Written exercise:
Copy out the listing in full, exactly as written, but not its pictures.

Entries provided:
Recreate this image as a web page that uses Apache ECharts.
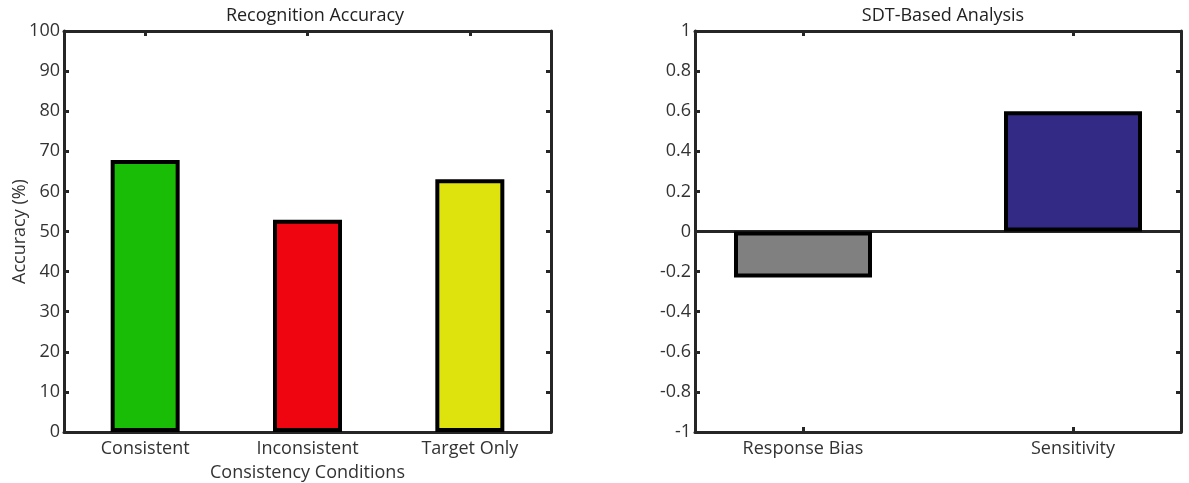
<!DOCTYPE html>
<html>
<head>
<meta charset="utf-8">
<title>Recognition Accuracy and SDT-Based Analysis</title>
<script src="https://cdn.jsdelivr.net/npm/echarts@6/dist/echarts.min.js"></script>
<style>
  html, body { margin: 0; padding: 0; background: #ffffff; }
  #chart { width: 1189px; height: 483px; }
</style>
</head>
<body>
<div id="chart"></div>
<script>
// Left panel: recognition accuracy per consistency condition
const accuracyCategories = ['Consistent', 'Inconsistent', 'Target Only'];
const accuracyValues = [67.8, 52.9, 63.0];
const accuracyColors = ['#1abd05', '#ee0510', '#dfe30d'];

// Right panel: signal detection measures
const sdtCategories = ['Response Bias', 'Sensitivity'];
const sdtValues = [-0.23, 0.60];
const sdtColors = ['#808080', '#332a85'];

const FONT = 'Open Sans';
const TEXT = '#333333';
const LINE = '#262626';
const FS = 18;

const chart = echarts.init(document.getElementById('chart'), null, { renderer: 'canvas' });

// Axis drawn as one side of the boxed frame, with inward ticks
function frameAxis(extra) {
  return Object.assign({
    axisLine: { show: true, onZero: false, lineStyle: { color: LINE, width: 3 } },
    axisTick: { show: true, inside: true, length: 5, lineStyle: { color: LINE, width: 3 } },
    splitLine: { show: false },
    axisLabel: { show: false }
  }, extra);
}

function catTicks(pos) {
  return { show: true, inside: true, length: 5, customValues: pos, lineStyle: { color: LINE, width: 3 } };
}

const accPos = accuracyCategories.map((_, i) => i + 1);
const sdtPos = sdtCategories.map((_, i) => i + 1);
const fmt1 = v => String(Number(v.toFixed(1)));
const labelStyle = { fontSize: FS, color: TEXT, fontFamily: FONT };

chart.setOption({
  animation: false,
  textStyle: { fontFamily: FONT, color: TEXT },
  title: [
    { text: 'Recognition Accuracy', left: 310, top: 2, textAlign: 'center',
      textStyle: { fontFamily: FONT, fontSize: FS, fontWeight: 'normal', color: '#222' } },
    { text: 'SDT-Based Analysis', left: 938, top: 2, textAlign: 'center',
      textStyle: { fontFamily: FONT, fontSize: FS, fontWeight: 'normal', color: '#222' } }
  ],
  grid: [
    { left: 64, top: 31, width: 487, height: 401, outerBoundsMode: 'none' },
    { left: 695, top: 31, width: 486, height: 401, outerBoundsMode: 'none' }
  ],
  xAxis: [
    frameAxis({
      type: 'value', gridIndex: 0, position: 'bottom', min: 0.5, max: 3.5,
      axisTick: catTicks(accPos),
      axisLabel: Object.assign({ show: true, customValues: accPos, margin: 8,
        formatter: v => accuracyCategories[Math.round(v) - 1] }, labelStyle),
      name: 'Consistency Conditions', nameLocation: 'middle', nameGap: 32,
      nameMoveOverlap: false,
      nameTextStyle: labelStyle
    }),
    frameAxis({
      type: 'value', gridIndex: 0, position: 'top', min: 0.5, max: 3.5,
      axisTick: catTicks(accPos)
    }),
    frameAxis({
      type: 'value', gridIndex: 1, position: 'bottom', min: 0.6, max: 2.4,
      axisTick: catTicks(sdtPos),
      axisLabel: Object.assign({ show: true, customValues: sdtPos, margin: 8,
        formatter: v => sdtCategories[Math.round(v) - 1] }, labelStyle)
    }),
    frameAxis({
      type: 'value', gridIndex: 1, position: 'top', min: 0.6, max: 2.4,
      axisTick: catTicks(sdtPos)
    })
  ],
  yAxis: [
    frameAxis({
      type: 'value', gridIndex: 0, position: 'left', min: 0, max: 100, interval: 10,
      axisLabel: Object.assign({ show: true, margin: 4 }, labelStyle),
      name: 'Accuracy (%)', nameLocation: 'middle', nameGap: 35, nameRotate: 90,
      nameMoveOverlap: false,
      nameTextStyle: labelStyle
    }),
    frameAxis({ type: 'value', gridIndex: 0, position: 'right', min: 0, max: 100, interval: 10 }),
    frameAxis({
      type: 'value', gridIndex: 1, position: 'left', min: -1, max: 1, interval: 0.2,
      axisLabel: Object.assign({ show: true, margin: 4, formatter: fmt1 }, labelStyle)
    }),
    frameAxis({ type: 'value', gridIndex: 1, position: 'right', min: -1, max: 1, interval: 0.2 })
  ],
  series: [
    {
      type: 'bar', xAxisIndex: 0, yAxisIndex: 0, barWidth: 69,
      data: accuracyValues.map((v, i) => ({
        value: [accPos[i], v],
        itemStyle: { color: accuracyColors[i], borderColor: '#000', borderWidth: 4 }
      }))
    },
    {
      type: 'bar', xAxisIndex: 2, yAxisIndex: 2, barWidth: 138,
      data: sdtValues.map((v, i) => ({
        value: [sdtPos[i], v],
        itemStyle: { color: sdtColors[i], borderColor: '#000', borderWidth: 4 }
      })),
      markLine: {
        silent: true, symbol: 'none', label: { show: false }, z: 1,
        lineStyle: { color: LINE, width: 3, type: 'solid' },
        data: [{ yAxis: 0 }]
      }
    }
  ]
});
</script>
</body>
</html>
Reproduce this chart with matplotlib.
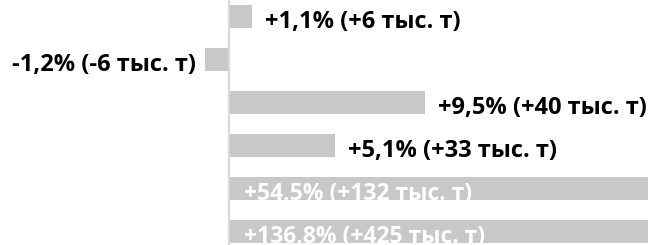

Result:
Recreate this image as a web page that uses Apache ECharts.
<!DOCTYPE html>
<html>
<head>
<meta charset="utf-8">
<title>Recognition Accuracy and SDT-Based Analysis</title>
<script src="https://cdn.jsdelivr.net/npm/echarts@6/dist/echarts.min.js"></script>
<style>
  html, body { margin: 0; padding: 0; background: #ffffff; }
  #chart { width: 1189px; height: 483px; }
</style>
</head>
<body>
<div id="chart"></div>
<script>
// Left panel: recognition accuracy per consistency condition
const accuracyCategories = ['Consistent', 'Inconsistent', 'Target Only'];
const accuracyValues = [67.8, 52.9, 63.0];
const accuracyColors = ['#1abd05', '#ee0510', '#dfe30d'];

// Right panel: signal detection measures
const sdtCategories = ['Response Bias', 'Sensitivity'];
const sdtValues = [-0.23, 0.60];
const sdtColors = ['#808080', '#332a85'];

const FONT = 'Open Sans';
const TEXT = '#333333';
const LINE = '#262626';
const FS = 18;

const chart = echarts.init(document.getElementById('chart'), null, { renderer: 'canvas' });

// Axis drawn as one side of the boxed frame, with inward ticks
function frameAxis(extra) {
  return Object.assign({
    axisLine: { show: true, onZero: false, lineStyle: { color: LINE, width: 3 } },
    axisTick: { show: true, inside: true, length: 5, lineStyle: { color: LINE, width: 3 } },
    splitLine: { show: false },
    axisLabel: { show: false }
  }, extra);
}

function catTicks(pos) {
  return { show: true, inside: true, length: 5, customValues: pos, lineStyle: { color: LINE, width: 3 } };
}

const accPos = accuracyCategories.map((_, i) => i + 1);
const sdtPos = sdtCategories.map((_, i) => i + 1);
const fmt1 = v => String(Number(v.toFixed(1)));
const labelStyle = { fontSize: FS, color: TEXT, fontFamily: FONT };

chart.setOption({
  animation: false,
  textStyle: { fontFamily: FONT, color: TEXT },
  title: [
    { text: 'Recognition Accuracy', left: 310, top: 2, textAlign: 'center',
      textStyle: { fontFamily: FONT, fontSize: FS, fontWeight: 'normal', color: '#222' } },
    { text: 'SDT-Based Analysis', left: 938, top: 2, textAlign: 'center',
      textStyle: { fontFamily: FONT, fontSize: FS, fontWeight: 'normal', color: '#222' } }
  ],
  grid: [
    { left: 64, top: 31, width: 487, height: 401, outerBoundsMode: 'none' },
    { left: 695, top: 31, width: 486, height: 401, outerBoundsMode: 'none' }
  ],
  xAxis: [
    frameAxis({
      type: 'value', gridIndex: 0, position: 'bottom', min: 0.5, max: 3.5,
      axisTick: catTicks(accPos),
      axisLabel: Object.assign({ show: true, customValues: accPos, margin: 8,
        formatter: v => accuracyCategories[Math.round(v) - 1] }, labelStyle),
      name: 'Consistency Conditions', nameLocation: 'middle', nameGap: 32,
      nameMoveOverlap: false,
      nameTextStyle: labelStyle
    }),
    frameAxis({
      type: 'value', gridIndex: 0, position: 'top', min: 0.5, max: 3.5,
      axisTick: catTicks(accPos)
    }),
    frameAxis({
      type: 'value', gridIndex: 1, position: 'bottom', min: 0.6, max: 2.4,
      axisTick: catTicks(sdtPos),
      axisLabel: Object.assign({ show: true, customValues: sdtPos, margin: 8,
        formatter: v => sdtCategories[Math.round(v) - 1] }, labelStyle)
    }),
    frameAxis({
      type: 'value', gridIndex: 1, position: 'top', min: 0.6, max: 2.4,
      axisTick: catTicks(sdtPos)
    })
  ],
  yAxis: [
    frameAxis({
      type: 'value', gridIndex: 0, position: 'left', min: 0, max: 100, interval: 10,
      axisLabel: Object.assign({ show: true, margin: 4 }, labelStyle),
      name: 'Accuracy (%)', nameLocation: 'middle', nameGap: 35, nameRotate: 90,
      nameMoveOverlap: false,
      nameTextStyle: labelStyle
    }),
    frameAxis({ type: 'value', gridIndex: 0, position: 'right', min: 0, max: 100, interval: 10 }),
    frameAxis({
      type: 'value', gridIndex: 1, position: 'left', min: -1, max: 1, interval: 0.2,
      axisLabel: Object.assign({ show: true, margin: 4, formatter: fmt1 }, labelStyle)
    }),
    frameAxis({ type: 'value', gridIndex: 1, position: 'right', min: -1, max: 1, interval: 0.2 })
  ],
  series: [
    {
      type: 'bar', xAxisIndex: 0, yAxisIndex: 0, barWidth: 69,
      data: accuracyValues.map((v, i) => ({
        value: [accPos[i], v],
        itemStyle: { color: accuracyColors[i], borderColor: '#000', borderWidth: 4 }
      }))
    },
    {
      type: 'bar', xAxisIndex: 2, yAxisIndex: 2, barWidth: 138,
      data: sdtValues.map((v, i) => ({
        value: [sdtPos[i], v],
        itemStyle: { color: sdtColors[i], borderColor: '#000', borderWidth: 4 }
      })),
      markLine: {
        silent: true, symbol: 'none', label: { show: false }, z: 1,
        lineStyle: { color: LINE, width: 3, type: 'solid' },
        data: [{ yAxis: 0 }]
      }
    }
  ]
});
</script>
</body>
</html>
Reproduce this chart with matplotlib.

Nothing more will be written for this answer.